• **WORK INSTRUCTIONS**
Quote every line of the data below as it stands, omitting pictures.

• **SUPPLIED MATERIAL**
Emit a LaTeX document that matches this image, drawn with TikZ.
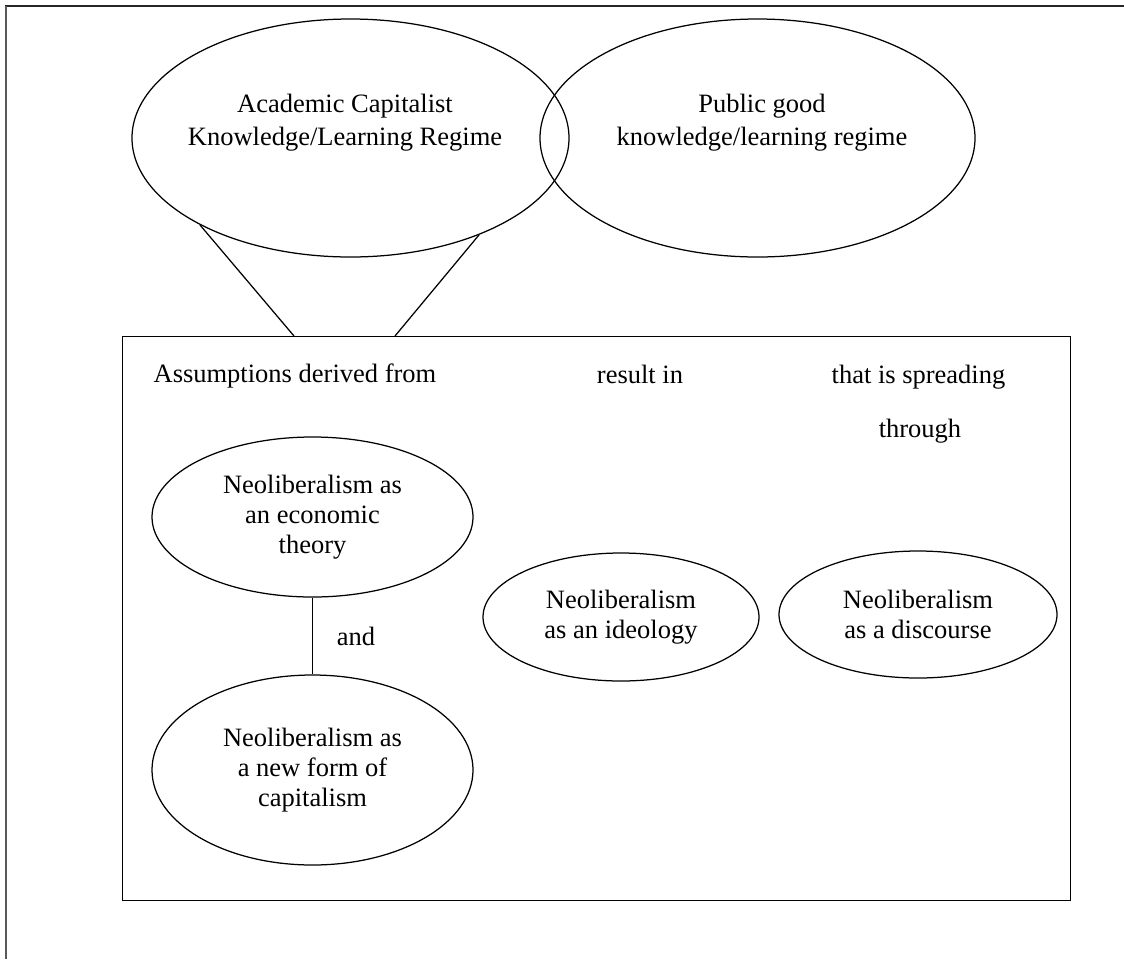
\documentclass[tikz,border=0pt]{standalone}
\usepackage{fontspec}
\setmainfont{Liberation Serif}
\usetikzlibrary{shapes.geometric}
\begin{document}
\begin{tikzpicture}[x=1pt,y=-1pt, line width=1.25pt,
  ell/.style={draw, ellipse, inner sep=0pt, align=center, font=\fontsize{26.5}{30}\selectfont},
  lbl/.style={inner sep=0pt, font=\fontsize{26.5}{30}\selectfont},
  toptxt/.style={inner sep=0pt, align=center, font=\fontsize{26.5}{33}\selectfont}]
\useasboundingbox (0,0) rectangle (1124,959);
% outer frame (top and left only)
\draw[line width=1.8pt, black!85] (5,6) -- (1124,6);
\draw[line width=2pt, black!65] (6,6) -- (6,959);
% inner box
\node[draw, rectangle, minimum width=948pt, minimum height=564pt, anchor=north west, inner sep=0pt] (box) at (122,336) {};
% top ellipses
\node[ell, minimum width=437pt, minimum height=238pt] (acr) at (350.5,138) {};
\node[toptxt] (acrt) at (345,123) {Academic Capitalist\\Knowledge/Learning Regime};
\node[ell, minimum width=435pt, minimum height=238pt] (pgr) at (757.5,138) {};
\node[toptxt] (pgrt) at (762,123) {Public good\\knowledge/learning regime};
% lower ellipses
\node[ell, minimum width=321pt, minimum height=160pt] (econ) at (312.5,517) {Neoliberalism as\\an economic\\theory};
\node[ell, minimum width=321pt, minimum height=190pt] (cap) at (312.5,770) {Neoliberalism as\\a new form of\\capitalism};
\node[ell, minimum width=276pt, minimum height=128pt] (ideo) at (621,617) {Neoliberalism\\as an ideology};
\node[ell, minimum width=278pt, minimum height=127pt] (disc) at (918,614.5) {Neoliberalism\\as a discourse};
% labels
\node[lbl, anchor=base west] (assum) at (153,382) {Assumptions derived from};
\node[lbl, anchor=base] (res) at (640,383) {result in};
\node[lbl, anchor=base west] (spread) at (831,383) {that is spreading};
\node[lbl, anchor=base] (thr) at (920,437) {through};
\node[lbl, anchor=base] (andl) at (356,645) {and};
% connectors
\draw (acr.210.8) -- ([xshift=172pt]box.north west);
\draw (acr.323.7) -- ([xshift=273pt]box.north west);
\draw (econ.south) -- (cap.north);
\end{tikzpicture}
\end{document}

• **TASK ANSWER**
Emit a LaTeX document that matches this image, drawn with TikZ.
\documentclass[tikz,border=0pt]{standalone}
\usepackage{fontspec}
\setmainfont{Liberation Serif}
\usetikzlibrary{shapes.geometric}
\begin{document}
\begin{tikzpicture}[x=1pt,y=-1pt, line width=1.25pt,
  ell/.style={draw, ellipse, inner sep=0pt, align=center, font=\fontsize{26.5}{30}\selectfont},
  lbl/.style={inner sep=0pt, font=\fontsize{26.5}{30}\selectfont},
  toptxt/.style={inner sep=0pt, align=center, font=\fontsize{26.5}{33}\selectfont}]
\useasboundingbox (0,0) rectangle (1124,959);
% outer frame (top and left only)
\draw[line width=1.8pt, black!85] (5,6) -- (1124,6);
\draw[line width=2pt, black!65] (6,6) -- (6,959);
% inner box
\node[draw, rectangle, minimum width=948pt, minimum height=564pt, anchor=north west, inner sep=0pt] (box) at (122,336) {};
% top ellipses
\node[ell, minimum width=437pt, minimum height=238pt] (acr) at (350.5,138) {};
\node[toptxt] (acrt) at (345,123) {Academic Capitalist\\Knowledge/Learning Regime};
\node[ell, minimum width=435pt, minimum height=238pt] (pgr) at (757.5,138) {};
\node[toptxt] (pgrt) at (762,123) {Public good\\knowledge/learning regime};
% lower ellipses
\node[ell, minimum width=321pt, minimum height=160pt] (econ) at (312.5,517) {Neoliberalism as\\an economic\\theory};
\node[ell, minimum width=321pt, minimum height=190pt] (cap) at (312.5,770) {Neoliberalism as\\a new form of\\capitalism};
\node[ell, minimum width=276pt, minimum height=128pt] (ideo) at (621,617) {Neoliberalism\\as an ideology};
\node[ell, minimum width=278pt, minimum height=127pt] (disc) at (918,614.5) {Neoliberalism\\as a discourse};
% labels
\node[lbl, anchor=base west] (assum) at (153,382) {Assumptions derived from};
\node[lbl, anchor=base] (res) at (640,383) {result in};
\node[lbl, anchor=base west] (spread) at (831,383) {that is spreading};
\node[lbl, anchor=base] (thr) at (920,437) {through};
\node[lbl, anchor=base] (andl) at (356,645) {and};
% connectors
\draw (acr.210.8) -- ([xshift=172pt]box.north west);
\draw (acr.323.7) -- ([xshift=273pt]box.north west);
\draw (econ.south) -- (cap.north);
\end{tikzpicture}
\end{document}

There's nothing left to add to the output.